"Make America Great Again". On the outside, it's a very encouraging and positive message. Explore it more deeply (in context), and you will see it stemmed largely from a sense of negativity and anger. In some instances, it was used as a 'cover' for xenophobia or isolationism. Whatever way people interpreted it, we can't deny the effect that powerful political messaging has on people.
The Importance Of Political Messaging
There is a widely held belief among elected officials that messaging matters and that the message parties choose plays an important role in the public’s response. President Obama in 2012 stated: “The mistake of my first term … was thinking that this job was just about getting the policy right. And that’s important. But the nature of this office is also to tell a story to the American people that give them a sense of unity and purpose and optimism, especially during tough times.”
Speaking the truth, highlighting the positives, deflecting; call it what you will, but there is no denying how important political messaging is. Effective campaigning goes hand in hand with a coherent, persistent and consistent message. You must find something to say that is relevant and that resonates with your target audience. Most politicians state a problem and then propose a solution. This shows the public that they are problem solvers and not just going to rest on their laurels. There is also a sense of collaboration about campaign messaging as it is developed in response to voter input.
Early in 2004, George Bush operatives tweaked just how important the ‘message’ was and started saying that the President was a strong and principled leader and John Kerry was a flip-flopper. The consistency of the Republicans was a reflection of the strong message discipline of the Bush campaign. In contrast, Senator Kerry was never able to focus on a message. At the beginning of his effort, the message was A vote for the Democratic Senator, was a vote for a strong and secure America. Kerry talked his service in Vietnam to illustrate his strength and his commitment to national security. But along the way, the discipline of the Democratic candidate wavered. Kerry went from being the “real deal” to being a “new direction”. Swing voters were never able to get a fix on the moving target. While the Republican presidential campaign reflected a single-minded determination to capture the attention of a busy electorate, the Democratic campaign message bobbed and weaved from one week to another. That lack of consistency doesn’t do much to convince your voters.
Political Message Testing
We can say with confidence that the faster you decide on a message, the more time you have to refine it.
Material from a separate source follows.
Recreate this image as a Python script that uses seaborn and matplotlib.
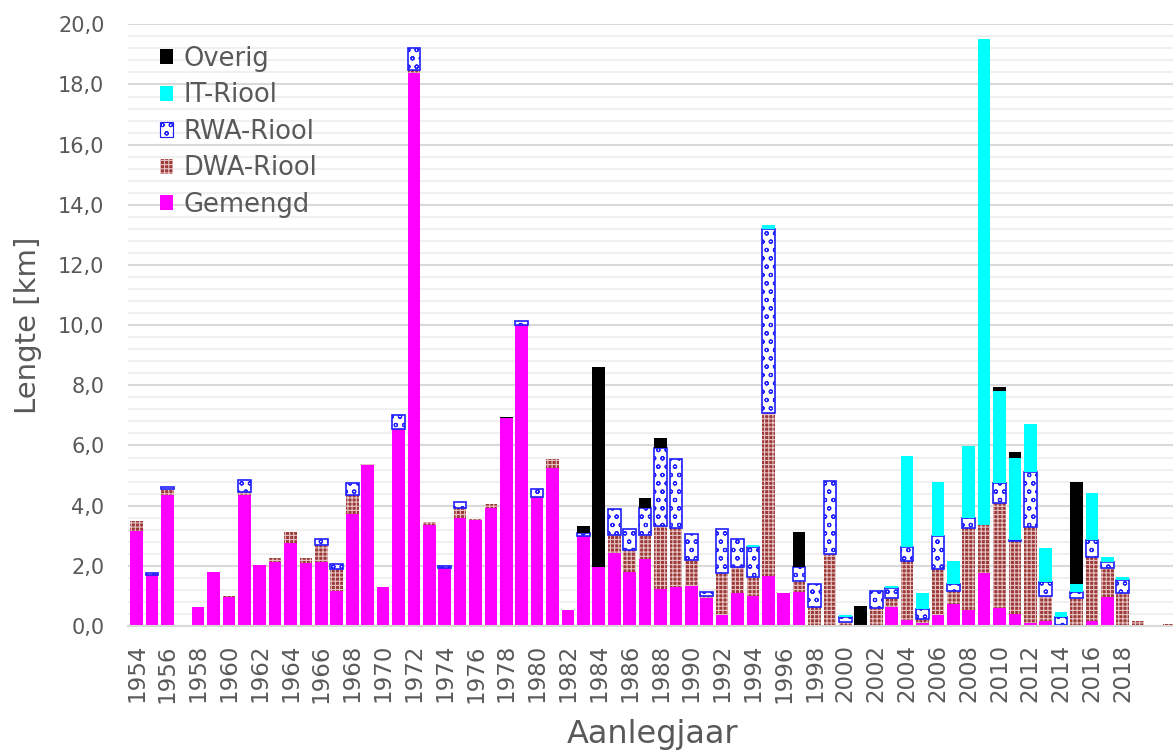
import numpy as np
import pandas as pd
import seaborn as sns
import matplotlib.pyplot as plt
import matplotlib.patches as mpatches
from matplotlib.ticker import FuncFormatter, MultipleLocator

# data (km per aanlegjaar)
years = list(range(1954, 2022))

gemengd = [3.16, 1.70, 4.34, 0, 0.62, 1.81, 0.97, 4.34, 2.03, 2.14,
           2.75, 2.08, 2.14, 1.17, 3.72, 5.35, 1.29, 6.54, 18.39, 3.35,
           1.94, 3.58, 3.52, 3.93, 6.93, 10.0, 4.30, 5.26, 0.53, 2.99,
           1.97, 2.42, 1.81, 2.23, 1.23, 1.29, 1.34, 0.94, 0.37, 1.09,
           1.01, 1.67, 1.09, 1.12, 0, 0, 0, 0, 0, 0.62,
           0.21, 0.11, 0.37, 0.72, 0.53, 1.75, 0.59, 0.39, 0.09, 0.17,
           0, 0.03, 0.17, 0.95, 0.03, 0, 0, 0]
dwa = [0.33, 0, 0.23, 0, 0, 0, 0.02, 0.13, 0, 0.13,
       0.37, 0.19, 0.55, 0.71, 0.63, 0.03, 0, 0, 0.09, 0.12,
       0, 0.33, 0.03, 0.14, 0, 0, 0, 0.29, 0, 0,
       0, 0.60, 0.72, 0.79, 2.11, 1.98, 0.85, 0.07, 1.38, 0.88,
       0.63, 5.40, 0, 0.38, 0.62, 2.39, 0.14, 0, 0.59, 0.32,
       1.94, 0.11, 1.54, 0.44, 2.74, 1.60, 3.49, 2.43, 3.21, 0.83,
       0.02, 0.89, 2.11, 0.97, 1.06, 0.18, 0, 0.07]
rwa = [0, 0.05, 0.04, 0, 0, 0, 0, 0.38, 0, 0,
       0, 0, 0.19, 0.18, 0.39, 0, 0, 0.47, 0.72, 0,
       0.04, 0.21, 0, 0, 0, 0.14, 0.25, 0, 0, 0.09,
       0, 0.87, 0.69, 0.89, 2.59, 2.29, 0.86, 0.13, 1.46, 0.91,
       1.00, 6.14, 0, 0.47, 0.78, 2.44, 0.15, 0, 0.58, 0.31,
       0.48, 0.33, 1.08, 0.23, 0.31, 0, 0.66, 0.04, 1.83, 0.47,
       0.27, 0.20, 0.58, 0.22, 0.44, 0, 0, 0]
it = [0] * 40 + [0.05, 0.12, 0, 0, 0, 0, 0.08, 0, 0, 0.08,
                 3.01, 0.54, 1.81, 0.78, 2.40, 16.16, 3.06, 2.71, 1.59, 1.11,
                 0.17, 0.27, 1.57, 0.14, 0.09, 0, 0, 0]
overig = [0] * 24 + [0.02, 0, 0, 0, 0, 0.24,
                     6.63, 0, 0, 0.36, 0.31, 0, 0, 0, 0, 0,
                     0, 0, 0, 1.14, 0, 0, 0, 0.66, 0, 0,
                     0, 0, 0, 0, 0, 0, 0.16, 0.20, 0, 0,
                     0, 3.41, 0, 0, 0, 0, 0, 0]

df = pd.DataFrame({"jaar": [str(j) for j in years],
                   "Gemengd": gemengd, "DWA-Riool": dwa, "RWA-Riool": rwa,
                   "IT-Riool": it, "Overig": overig})

# stapel volgorde van onder naar boven
lagen = [
    ("Gemengd", dict(color="#ff00ff", edgecolor="#ff00ff", linewidth=0)),
    ("DWA-Riool", dict(color="#9c3a3a", edgecolor="#e6c3c3", hatch="++++", linewidth=0)),
    ("RWA-Riool", dict(color="white", edgecolor="#1f1fff", hatch="oo", linewidth=1.2)),
    ("IT-Riool", dict(color="#00ffff", edgecolor="#00ffff", linewidth=0)),
    ("Overig", dict(color="black", edgecolor="black", linewidth=0)),
]

sns.set_style("white")
plt.rcParams["font.family"] = ["DejaVu Sans"]
plt.rcParams["hatch.linewidth"] = 0.8

fig = plt.figure(figsize=(11.73, 7.51), dpi=100)
ax = fig.add_axes([128 / 1173, 125 / 751, 1048.7 / 1173, 601.7 / 751])

bodem = np.zeros(len(years))
for naam, stijl in lagen:
    sns.barplot(data=df, x="jaar", y=naam, bottom=bodem, width=0.82,
                saturation=1, ax=ax, **stijl)
    # lege stukken niet tekenen (anders blauwe randjes op elke staaf)
    for bar in ax.containers[-1]:
        if bar.get_height() == 0:
            bar.set_visible(False)
    bodem = bodem + df[naam].values

ax.set_xlim(-0.55, 67.5)
ax.set_ylim(0, 20)
ax.yaxis.set_major_locator(MultipleLocator(2))
ax.yaxis.set_minor_locator(MultipleLocator(0.4))
ax.yaxis.set_major_formatter(FuncFormatter(lambda v, p: f"{v:.1f}".replace(".", ",")))
ax.grid(axis="y", which="major", color="#d9d9d9", linewidth=1.5)
ax.grid(axis="y", which="minor", color="#f0f0f0", linewidth=1.5)
ax.set_axisbelow(True)

ax.set_xticks(range(0, 65, 2))
ax.set_xticklabels([str(j) for j in years[:65:2]], rotation=90)
ax.tick_params(axis="both", which="both", length=0, labelsize=15, labelcolor="#595959")
ax.tick_params(axis="y", pad=17)
ax.tick_params(axis="x", pad=13, labelsize=16.5)

for s in ["top", "right", "left"]:
    ax.spines[s].set_visible(False)
ax.spines["bottom"].set_color("#d9d9d9")
ax.spines["bottom"].set_linewidth(1.5)

ax.set_xlabel("Aanlegjaar", fontsize=23, color="#595959", labelpad=12)
ax.set_ylabel("Lengte [km]", fontsize=21, color="#595959", labelpad=11.5)

# legenda met eigen vlakjes, bovenste laag eerst
handles = [mpatches.Patch(facecolor=s["color"], edgecolor=s["edgecolor"],
                          hatch=s.get("hatch"), linewidth=s["linewidth"] * 0.7,
                          label=n) for n, s in lagen][::-1]
leg = ax.legend(handles=handles, loc="upper left", bbox_to_anchor=(0.008, 1.003),
                frameon=False, fontsize=18.5, labelcolor="#595959",
                handlelength=0.52, handleheight=0.52, handletextpad=0.4,
                labelspacing=0.41)

fig.savefig("out.png", dpi=100)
Establishing your ‘working’ campaign message at an early stage gives you more opportunities to run tests on how people are interpreting your ideas, good or bad.
Testing can be done in many forms, it can be as simple as debuting your message at a political rally and gathering data from the audience members. Lots of politicians run quantitative tests such as polling which tells you how many people think something. On the other hand, qualitative research tells you why people think what they think. Creating testable messages and seeing how they fare in different demographics and locations through polling and online advertising is commonplace nowadays. Being able to gauge the reaction of the crowd is fundamental when conducting qualitative research. If you can’t tell when what you're saying is being welcomed positively, then you have no business running for office in the first place.
In a speech in Detroit in early 2015, Jeb Bush debuted what he called a “new vision” of greater economic opportunity for Americans. Highlighting a widening income gap in society he offered people “the right to rise”, a phrase he used six times. The words were taken from the name of the political action committee set up by Mr. Bush to explore his possible presidential bid at the time, as he sounded out big-money donors, political operatives and the party’s grassroots on their support for his campaign. In his speech in Detroit, Mr. Bush appeared to be road-testing a message that was likely the driving policy of his presidential bid.
After you are happy with the testing you have carried out in relation to your messaging, you must correctly use this research to deliver different versions of messaging to different demographics and locations.
What was impressive about Obama’s campaign in 2012 was the varied messaging and the different channels he used to target people. His text-message campaign proved it was an effective device for collecting millions of voter contacts while also signaling that Obama connects with young people. Though he may have left behind 50-something independents in the Midwest, this type of marketing campaign did get young people to register and to the polls.
Elections are all about turnout which, in turn, is all about voter contact and engagement. This means different things for different demographics. Among older voters, more traditional campaign tactics are key. Among minority voters, churches and unions are important messaging channels. If you spend money on a billboard advertisement, it would be strongly recommended that your message would reach your target audience. For example, you could be advocating for road improvements at a, particularly bad junction. People stuck in traffic might start to take notice of what you're campaigning for as a result.
For campaign messaging to work effectively, it must be implemented early on. It must be employed as part of your long-term strategy. If Jeb Bush was road testing potential messaging before he announced his presidential bid, it proves the wheels have been in motion for a long time. Listening to your supporters will only strengthen your campaign and allow you to adapt as you go along. A message with no room for change or improvement is not a winning message.